I didn't know him well, just through social media and a local Slack instance, even though we lived in the same area. He was not a good man; but he was not evil, either. He was complicated, hurt some people badly, loved others fiercely. He existed with a kind of nuance that social media, particularly in the arts, tries to banish. You're righteous, or you're a monster; _I'm not going to buy books by problematic writers_ ; and so on.
Since then, I've thought a lot about the death laser that is social media, the way you can exist in a little bubble for years, even decades, without anyone really caring about you, until they do. And when they do, it's overwhelming. People stop following you. People you thought were friends block you. Your phone will never stop buzzing. Google + your name is nothing but shame.
I've felt, in the past, though decades ago now, such intense shame that it brought on a psychotic break. A decade before social media I felt so trapped by it, so suffocated, that it felt like there was only one option left to me, if you catch my drift. Thankfully, I was snapped back to reality. I'm still here. But for what felt like daily for much of a year, and then sporadically afterward, I was shamed again and again and again. Kids are awful. Teenagers doubly so. And yet thinking back on it, I was fortunate, really blessed, that I got to go through all that before the internet became an effective bullying mechanism. I can't imagine what it'd be like if I couldn't escape. Before the 2000s there was this sharp delineation between online and irl. That distinction seems to be long gone.
I try not to call people out, but I'm not perfect. I try not to call people out because people are complicated, and it's rare that someone is the simple monster that exists in our mind. None of us are saintly, not really. Many of us are flawed, sometimes to a startling degree. And nobody knows how, really knows how, to deal with unrelenting shame delivered with crushing and unending pressure.

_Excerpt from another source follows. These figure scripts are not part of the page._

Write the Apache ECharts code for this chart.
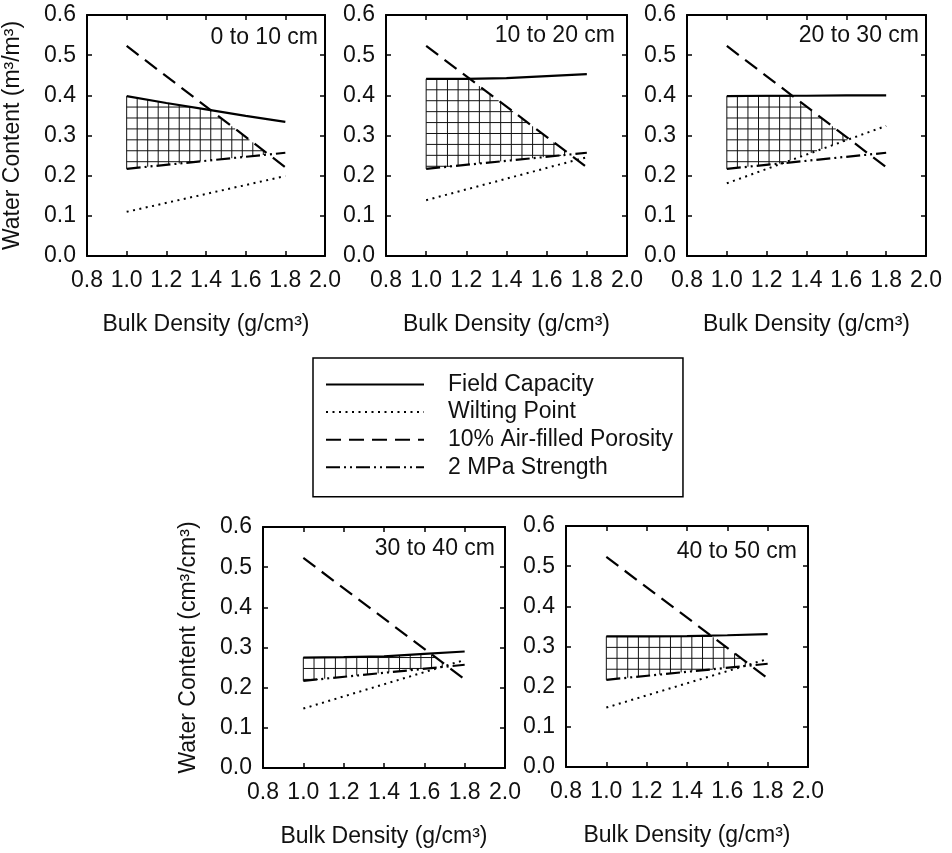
<!DOCTYPE html>
<html>
<head>
<meta charset="utf-8">
<script src="https://cdn.jsdelivr.net/npm/echarts@6/dist/echarts.min.js"></script>
<style>html,body{margin:0;padding:0;background:#fff;}#c{width:952px;height:853px;}</style>
</head>
<body>
<div id="c"></div>
<script>
// ---- data ----
const panelNames = ['0 to 10 cm', '10 to 20 cm', '20 to 30 cm', '30 to 40 cm', '40 to 50 cm'];
const bdFC = [1.0, 1.2, 1.4, 1.6, 1.8];          // bulk density points for field capacity
const bdLine = [1.0, 1.8];                        // bulk density end points for straight lines
const fieldCapacity = [
  [0.398, 0.381, 0.365, 0.349, 0.334],
  [0.441, 0.441, 0.443, 0.448, 0.453],
  [0.398, 0.399, 0.399, 0.400, 0.400],
  [0.275, 0.276, 0.278, 0.284, 0.290],
  [0.325, 0.325, 0.326, 0.328, 0.331]
];
const wiltingPoint = [
  [0.110, 0.199],
  [0.139, 0.246],
  [0.181, 0.324],
  [0.148, 0.269],
  [0.148, 0.269]
];
const airPorosity = [0.523, 0.221];
const strength2MPa = [0.217, 0.257];
const xTicks = [0.8, 2.0, 0.2];   // min, max, interval
const yTicks = [0.0, 0.6, 0.1];
const yTitles = ['Water Content (m³/m³)', '', '', 'Water Content (cm³/cm³)', ''];
const xTitle = 'Bulk Density (g/cm³)';
const seriesNames = ['Field Capacity', 'Wilting Point', '10% Air-filled Porosity', '2 MPa Strength'];

// ---- layout ----
const grids = [
  {left: 85, top: 15, width: 240, height: 241},
  {left: 386, top: 15, width: 241, height: 241},
  {left: 687, top: 15, width: 239, height: 241},
  {left: 263, top: 527, width: 242, height: 241},
  {left: 566, top: 526, width: 242, height: 241}
];
const labelPos = [
  {right: 634, top: 26}, {right: 337, top: 24}, {right: 33, top: 24},
  {right: 457, top: 537}, {right: 155, top: 540}
];
const FONT = 'Liberation Sans, Arial, Helvetica, sans-serif';
const FS = 23;

function interp(xs, ys, x) {
  if (x <= xs[0]) return ys[0];
  for (let i = 1; i < xs.length; i++) {
    if (x <= xs[i]) {
      const t = (x - xs[i - 1]) / (xs[i] - xs[i - 1]);
      return ys[i - 1] + t * (ys[i] - ys[i - 1]);
    }
  }
  return ys[ys.length - 1];
}

// hatch grid segments for the region between min(FC, AFP) and max(WP, 2MPa)
function hatchSegments(p) {
  const up = x => Math.min(interp(bdFC, fieldCapacity[p], x), interp(bdLine, airPorosity, x));
  const lo = x => Math.max(interp(bdLine, wiltingPoint[p], x), interp(bdLine, strength2MPa, x));
  const x0 = bdLine[0];
  let xEnd = x0;
  for (let x = x0; x <= bdLine[1]; x += 0.001) { if (up(x) > lo(x)) xEnd = x; else break; }
  const segs = [];
  const DX = 0.053, DY = 0.0272;
  for (let x = x0; x <= xEnd + 1e-9; x += DX) segs.push([x, lo(x), x, up(x)]);
  const yTop = up(x0);
  let yMin = Infinity;
  for (let x = x0; x <= xEnd; x += 0.001) yMin = Math.min(yMin, lo(x));
  for (let y = yTop; y > yMin; y -= DY) {
    let a = null, b = null;
    for (let x = x0; x <= xEnd; x += 0.001) {
      if (lo(x) <= y && y <= up(x) + 1e-9) { if (a === null) a = x; b = x; }
    }
    if (a !== null && b > a) segs.push([a, y, b, y]);
  }
  return segs;
}

const lineStyles = [
  {color: '#000', width: 2.2, type: 'solid'},
  {color: '#000', width: 2, type: [2, 4.5]},
  {color: '#000', width: 2.2, type: [15, 8]},
  {color: '#000', width: 2.2, type: [14, 4, 2, 4, 2, 4]}
];

const xAxes = [], yAxes = [], series = [], titles = [];
grids.forEach((g, i) => {
  const baseX = {
    gridIndex: i, type: 'value', min: xTicks[0], max: xTicks[1], interval: xTicks[2],
    axisLine: {show: true, onZero: false, lineStyle: {color: '#000', width: 2}},
    axisTick: {show: true, inside: true, length: 5, lineStyle: {color: '#000', width: 1.5}},
    splitLine: {show: false}
  };
  xAxes.push(Object.assign({}, baseX, {
    position: 'bottom',
    axisLabel: {show: true, margin: 13, fontSize: FS, color: '#111', fontFamily: FONT,
      formatter: v => v.toFixed(1)},
    name: xTitle, nameLocation: 'middle', nameGap: 57,
    nameTextStyle: {fontSize: FS, color: '#111', fontFamily: FONT}
  }));
  xAxes.push(Object.assign({}, baseX, {position: 'top', axisLabel: {show: false}}));
  const baseY = {
    gridIndex: i, type: 'value', min: yTicks[0], max: yTicks[1], interval: yTicks[2],
    axisLine: {show: true, onZero: false, lineStyle: {color: '#000', width: 2}},
    axisTick: {show: true, inside: true, length: 5, lineStyle: {color: '#000', width: 1.5}},
    splitLine: {show: false}
  };
  yAxes.push(Object.assign({}, baseY, {
    position: 'left',
    axisLabel: {show: true, margin: 11, fontSize: FS, color: '#111', fontFamily: FONT,
      formatter: v => v.toFixed(1)},
    name: yTitles[i], nameLocation: 'middle', nameGap: 63, nameRotate: 90,
    nameTextStyle: {fontSize: FS, color: '#111', fontFamily: FONT}
  }));
  yAxes.push(Object.assign({}, baseY, {position: 'right', axisLabel: {show: false}}));

  const xi = 2 * i, yi = 2 * i;
  series.push({
    type: 'custom', name: 'hatch' + i, xAxisIndex: xi, yAxisIndex: yi, z: 1, silent: true,
    data: hatchSegments(i),
    encode: {x: [0, 2], y: [1, 3]},
    renderItem: function (params, api) {
      const a = api.coord([api.value(0), api.value(1)]);
      const b = api.coord([api.value(2), api.value(3)]);
      return {type: 'line', shape: {x1: a[0], y1: a[1], x2: b[0], y2: b[1]},
        style: {stroke: '#111', lineWidth: 1}};
    }
  });
  const dataSets = [
    bdFC.map((x, k) => [x, fieldCapacity[i][k]]),
    bdLine.map((x, k) => [x, wiltingPoint[i][k]]),
    bdLine.map((x, k) => [x, airPorosity[k]]),
    bdLine.map((x, k) => [x, strength2MPa[k]])
  ];
  dataSets.forEach((d, s) => {
    series.push({
      type: 'line', name: seriesNames[s], xAxisIndex: xi, yAxisIndex: yi, z: 3,
      data: d, symbol: 'none', showSymbol: false, silent: true, animation: false,
      lineStyle: Object.assign({cap: 'butt'}, lineStyles[s]),
      itemStyle: {color: '#000'}
    });
  });
  titles.push({
    text: panelNames[i], right: labelPos[i].right, top: labelPos[i].top, padding: 0,
    textStyle: {fontSize: FS, fontWeight: 'normal', color: '#111', fontFamily: FONT, lineHeight: 23}
  });
});

const chart = echarts.init(document.getElementById('c'), null, {renderer: 'canvas'});
chart.setOption({
  animation: false,
  backgroundColor: '#fff',
  title: titles,
  grid: grids,
  xAxis: xAxes,
  yAxis: yAxes,
  legend: {
    data: seriesNames,
    orient: 'vertical', left: 313, top: 358,
    borderColor: '#000', borderWidth: 1.5, padding: [15, 10, 18, 12],
    itemWidth: 98, itemHeight: 14, itemGap: 4.6, selectedMode: false,
    itemStyle: {opacity: 0, borderWidth: 0},
    lineStyle: {opacity: 1},
    textStyle: {fontSize: FS, color: '#111', fontFamily: FONT, lineHeight: 23, padding: [0, 0, 0, 19]}
  },
  series: series
});
</script>
</body>
</html>
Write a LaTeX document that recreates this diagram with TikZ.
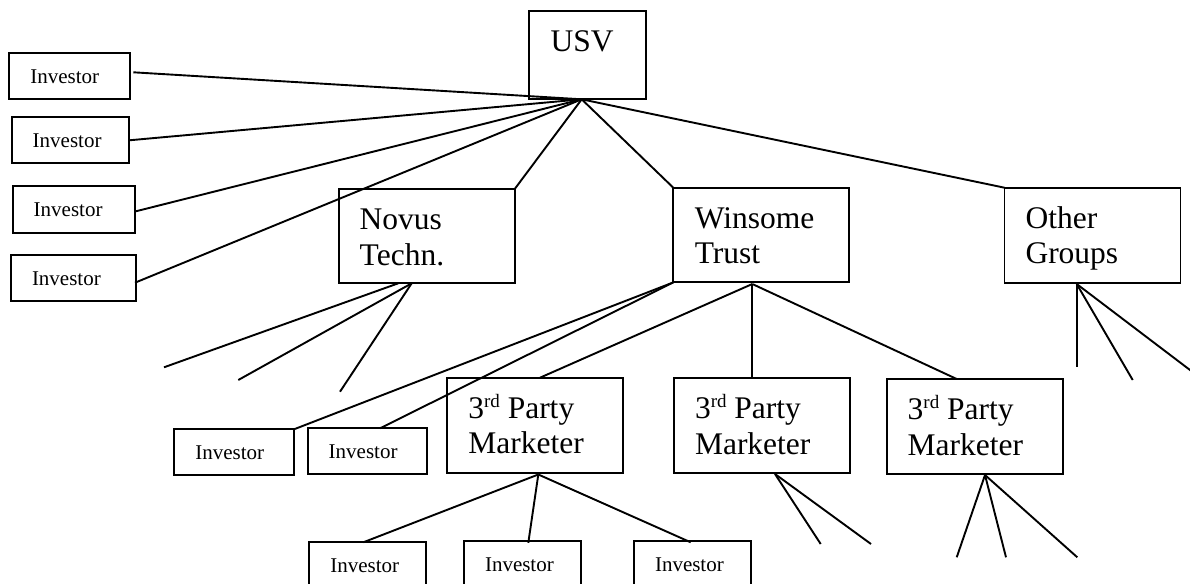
\documentclass[tikz,border=0pt]{standalone}
\usepackage{fontspec}
\setmainfont{Liberation Serif}
\usetikzlibrary{calc}
\newcommand\rdsup{\raisebox{0.35em}{\fontsize{19}{19}\selectfont rd}}
\begin{document}
\begin{tikzpicture}[x=1pt,y=-1pt,
  box/.style={draw,line width=1.9pt,inner sep=0pt,outer sep=0pt,anchor=north west},
  big/.style={anchor=base west,inner sep=0pt,outer sep=0pt,align=left,font=\fontsize{31.5}{35.5}\selectfont},
  small/.style={anchor=base west,inner sep=0pt,outer sep=0pt,font=\fontsize{21}{24}\selectfont},
  conn/.style={line width=1.9pt}]
\useasboundingbox (0,0) rectangle (1190,583);
\fill[white] (0,0) rectangle (1190,583);
\clip (0,0) rectangle (1190,583);

% boxes
\node[box,minimum width=116.7pt,minimum height=88.6pt] (usv) at (529,10.7) {};
\node[box,minimum width=120.7pt,minimum height=46pt] (inv1) at (9.3,53.3) {};
\node[box,minimum width=117.6pt,minimum height=46pt] (inv2) at (11.7,117.3) {};
\node[box,minimum width=122.3pt,minimum height=47.6pt] (inv3) at (12.7,185.7) {};
\node[box,minimum width=125pt,minimum height=46pt] (inv4) at (11,255) {};
\node[box,minimum width=176pt,minimum height=94pt] (novus) at (338.7,189) {};
\node[box,minimum width=176pt,minimum height=94.7pt] (winsome) at (673.3,187.7) {};
\node[box,minimum width=176pt,minimum height=95pt] (other) at (1004.5,187.7) {};
\node[box,minimum width=119.7pt,minimum height=45.7pt] (invA) at (174.3,429.3) {};
\node[box,minimum width=119.6pt,minimum height=45.7pt] (invB) at (307.7,428.3) {};
\node[box,minimum width=176.6pt,minimum height=95pt] (mk1) at (446.7,377.7) {};
\node[box,minimum width=176pt,minimum height=94.4pt] (mk2) at (674,378.3) {};
\node[box,minimum width=176.6pt,minimum height=95pt] (mk3) at (886.7,379) {};
\node[box,minimum width=116.7pt,minimum height=46pt] (invC) at (309.3,542.3) {};
\node[box,minimum width=117pt,minimum height=46pt] (invD) at (464,541.3) {};
\node[box,minimum width=117pt,minimum height=46pt] (invE) at (634,541.3) {};

% texts (base anchor of a two-line node is the baseline of its last line)
\node[big] (usvt) at ([shift={(21.5,40.8)}]usv.north west) {USV};
\node[big] (novust) at ([shift={(21,76)}]novus.north west) {Novus\\Techn.};
\node[big] (winsomet) at ([shift={(21.5,76)}]winsome.north west) {Winsome\\Trust};
\node[big] (othert) at ([shift={(21,76)}]other.north west) {Other\\Groups};
\node[big] (mk1t) at ([shift={(21.6,76.1)}]mk1.north west) {3\rdsup{} Party\\Marketer};
\node[big] (mk2t) at ([shift={(21,76)}]mk2.north west) {3\rdsup{} Party\\Marketer};
\node[big] (mk3t) at ([shift={(21,76)}]mk3.north west) {3\rdsup{} Party\\Marketer};
\foreach \n in {inv1,inv2,inv3,inv4,invA,invB,invC,invD,invE}
  \node[small] (\n t) at ([shift={(21,30.5)}]\n.north west) {Investor};

% junction points
\coordinate (usvj) at (581.7,99.3);
\coordinate (nj1) at (398.3,283.3);
\coordinate (nj2) at (411.7,283.3);
\coordinate (wj) at (752.3,284);
\coordinate (m1j) at (538.3,474.5);
\coordinate (m2j) at (775,474);
\coordinate (m3j) at (985,475);
\coordinate (oj) at (1076.7,284);

% free ends
\coordinate (ne1) at (164,367.3);
\coordinate (ne2) at (238.3,380);
\coordinate (ne3) at (340,391.7);
\coordinate (m2e1) at (820.7,544);
\coordinate (m2e2) at (871,544);
\coordinate (m3e1) at (956.7,557.3);
\coordinate (m3e2) at (1006,557.3);
\coordinate (m3e3) at (1077.3,557.3);
\coordinate (oe1) at (1076.7,367.3);
\coordinate (oe2) at (1132.7,380);
\coordinate (oe3) at (1200,377.6);

% USV connectors
\draw[conn] ($(inv1.east)+(3.3,-4)$) -- (usvj);
\draw[conn] (inv2.east) -- (usvj);
\draw[conn] ($(inv3.east)+(0,2)$) -- (usvj);
\draw[conn] ($(inv4.east)+(-1,4.7)$) -- (usvj);
\draw[conn] (novus.north east) -- (usvj);
\draw[conn] (winsome.north west) -- (usvj);
\draw[conn] (other.north west) -- (usvj);

% Novus
\draw[conn] (nj1) -- (ne1);
\draw[conn] (nj2) -- (ne2);
\draw[conn] (nj2) -- (ne3);

% Winsome
\draw[conn] (winsome.south west) -- (invA.north east);
\draw[conn] (winsome.south west) -- ($(invB.north west)+(72.3,0)$);
\draw[conn] (wj) -- ($(mk1.north)+(5,0)$);
\draw[conn] (wj) -- (wj |- mk2.north);
\draw[conn] (wj) -- ($(mk3.north)+(-18.3,0)$);

% Marketers
\draw[conn] (m1j) -- ($(invC.north west)+(54,0)$);
\draw[conn] (m1j) -- ($(invD.north west)+(64.3,1.5)$);
\draw[conn] (m1j) -- ($(invE.north west)+(56.7,1)$);
\draw[conn] (m2j) -- (m2e1);
\draw[conn] (m2j) -- (m2e2);
\draw[conn] (m3j) -- (m3e1);
\draw[conn] (m3j) -- (m3e2);
\draw[conn] (m3j) -- (m3e3);

% Other groups
\draw[conn] (oj) -- (oe1);
\draw[conn] (oj) -- (oe2);
\draw[conn] (oj) -- (oe3);
\end{tikzpicture}
\end{document}
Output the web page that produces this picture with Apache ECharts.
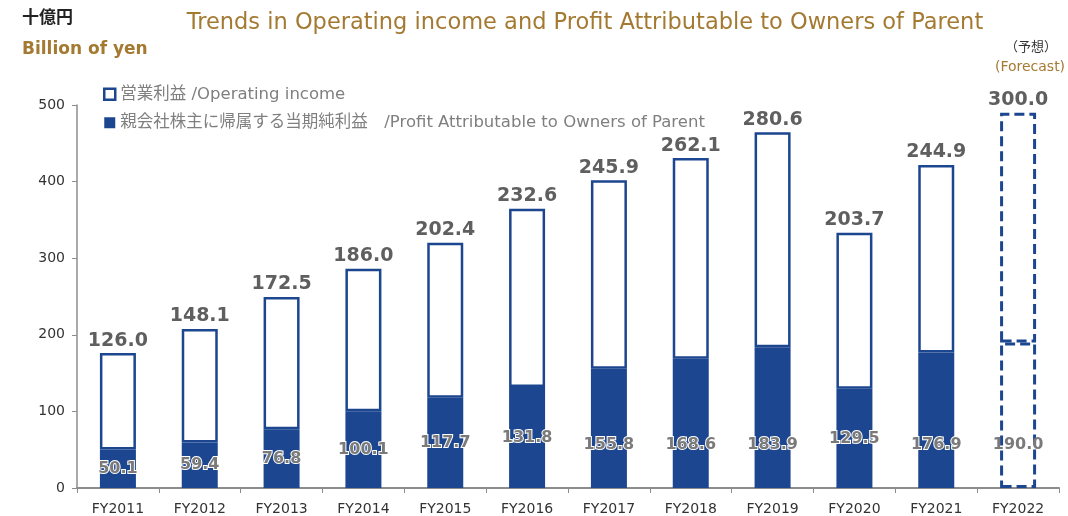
<!DOCTYPE html>
<html>
<head>
<meta charset="utf-8">
<script src="https://cdn.jsdelivr.net/npm/echarts@6/dist/echarts.min.js"></script>
<style>html,body{margin:0;padding:0;background:#fff}#c{width:1068px;height:516px}</style>
</head>
<body>
<div id="c"></div>
<script>
var categories = ['FY2011','FY2012','FY2013','FY2014','FY2015','FY2016','FY2017','FY2018','FY2019','FY2020','FY2021','FY2022'];
var operatingIncome = [126.0,148.1,172.5,186.0,202.4,232.6,245.9,262.1,280.6,203.7,244.9,300.0];
var profitParent = [50.1,59.4,76.8,100.1,117.7,131.8,155.8,168.6,183.9,129.5,176.9,190.0];
var yTicks = [0,100,200,300,400,500];
var forecastIndex = 11;

var BLUE = '#1d4690';
var GOLD = '#a47a32';
var FONT = 'DejaVu Sans, Verdana, sans-serif';
var JFONT = '"DejaVu Sans", "Noto Sans CJK JP", sans-serif';

var profitData = profitParent.map(function (v, i) {
  var item = { value: v };
  var lbl = { position: v < 140 ? 'inside' : 'insideBottom', distance: 35 };
  if (i === forecastIndex) {
    item.itemStyle = { color: '#fff', borderColor: BLUE, borderWidth: 3, borderType: [10, 5] };
    lbl.textBorderWidth = 0;
  }
  item.label = lbl;
  return item;
});
var opData = operatingIncome.map(function (v, i) {
  var item = { value: v };
  if (i === forecastIndex) {
    item.itemStyle = { color: '#fff', borderColor: BLUE, borderWidth: 3, borderType: [10, 5] };
  }
  return item;
});

var chart = echarts.init(document.getElementById('c'), null, { renderer: 'canvas' });
chart.setOption({
  animation: false,
  backgroundColor: '#fff',
  title: {
    text: 'Trends in Operating income and Profit Attributable to Owners of Parent',
    left: 580, top: 7, textAlign: 'center',
    textStyle: { color: GOLD, fontSize: 22.5, fontWeight: 'normal', fontFamily: FONT }
  },
  legend: {
    orient: 'vertical', left: 98, top: 81, itemGap: 12,
    itemWidth: 11, itemHeight: 11, itemStyle: { borderWidth: 2 },
    textStyle: { color: '#7f7f7f', fontSize: 16.5, fontFamily: JFONT },
    data: [
      { name: '営業利益 /Operating income', icon: 'rect', itemStyle: { color: '#fff', borderColor: BLUE, borderWidth: 2.5 } },
      { name: '親会社株主に帰属する当期純利益　/Profit Attributable to Owners of Parent', icon: 'rect', itemStyle: { color: BLUE, borderWidth: 0 } }
    ]
  },
  grid: { left: 77, right: 9, top: 105, bottom: 28 },
  xAxis: {
    type: 'category', data: categories,
    axisLine: { lineStyle: { color: '#8c8c8c', width: 2 } },
    axisTick: { show: true, alignWithLabel: false, length: 5, lineStyle: { color: '#8c8c8c' } },
    axisLabel: { color: '#333', fontSize: 14, fontFamily: FONT, margin: 14 }
  },
  yAxis: {
    type: 'value', min: 0, max: 500, interval: 100,
    axisLine: { show: true, lineStyle: { color: '#8c8c8c', width: 1.5 } },
    axisTick: { show: true, length: 5, lineStyle: { color: '#8c8c8c' } },
    splitLine: { show: false },
    axisLabel: { color: '#333', fontSize: 14, fontFamily: FONT, margin: 12,
      formatter: function (v) { return yTicks.indexOf(v) >= 0 ? String(v) : ''; } }
  },
  series: [
    {
      name: '親会社株主に帰属する当期純利益　/Profit Attributable to Owners of Parent',
      type: 'bar', stack: 'a', barWidth: 36, data: profitData,
      itemStyle: { color: BLUE },
      label: {
        show: true, color: '#7a7a7a', fontSize: 16, fontWeight: 'bold', fontFamily: FONT,
        textBorderColor: '#fff', textBorderWidth: 2,
        formatter: function (p) { return p.value.toFixed(1); }
      }
    },
    {
      name: '営業利益 /Operating income',
      type: 'bar', stack: 'a', barWidth: 36, data: opData,
      itemStyle: { color: '#fff', borderColor: BLUE, borderWidth: 2.5 },
      label: {
        show: true, position: 'top', distance: 3, color: '#5f5f5f', fontSize: 19, fontWeight: 'bold', fontFamily: FONT,
        formatter: function (p) { return p.value.toFixed(1); }
      }
    }
  ],
  graphic: [
    { type: 'text', left: 22, top: 8, style: { text: '十億円', fill: '#222', font: 'bold 17px "Noto Sans CJK JP", sans-serif' } },
    { type: 'text', left: 22, top: 41, style: { text: 'Billion of yen', fill: GOLD, font: 'bold 17px ' + FONT } },
    { type: 'text', x: 1031, y: 40, style: { text: '（予想）', fill: '#333', font: '13px "Noto Sans CJK JP", sans-serif', align: 'center' } },
    { type: 'text', x: 1030, y: 60, style: { text: '(Forecast)', fill: GOLD, font: '14px ' + FONT, align: 'center' } }
  ]
});
</script>
</body>
</html>
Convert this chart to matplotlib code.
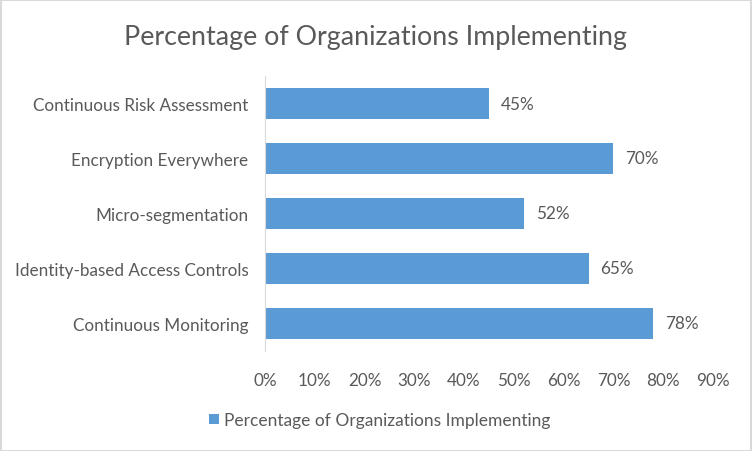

Some people can take it. People are, in many ways, pretty resilient. But not everyone can. And, years ago now, one of my acquaintances killed himself rather than live in excruciating shame.
I wish I'd known him better. He'd invited me to a local launch for his big project. I made excuses, as I'm wont to do. I wish I hadn't. In the aftermath, all the things we could have said or done, and didn't, are magnified. I could have been better to him. I should have done more.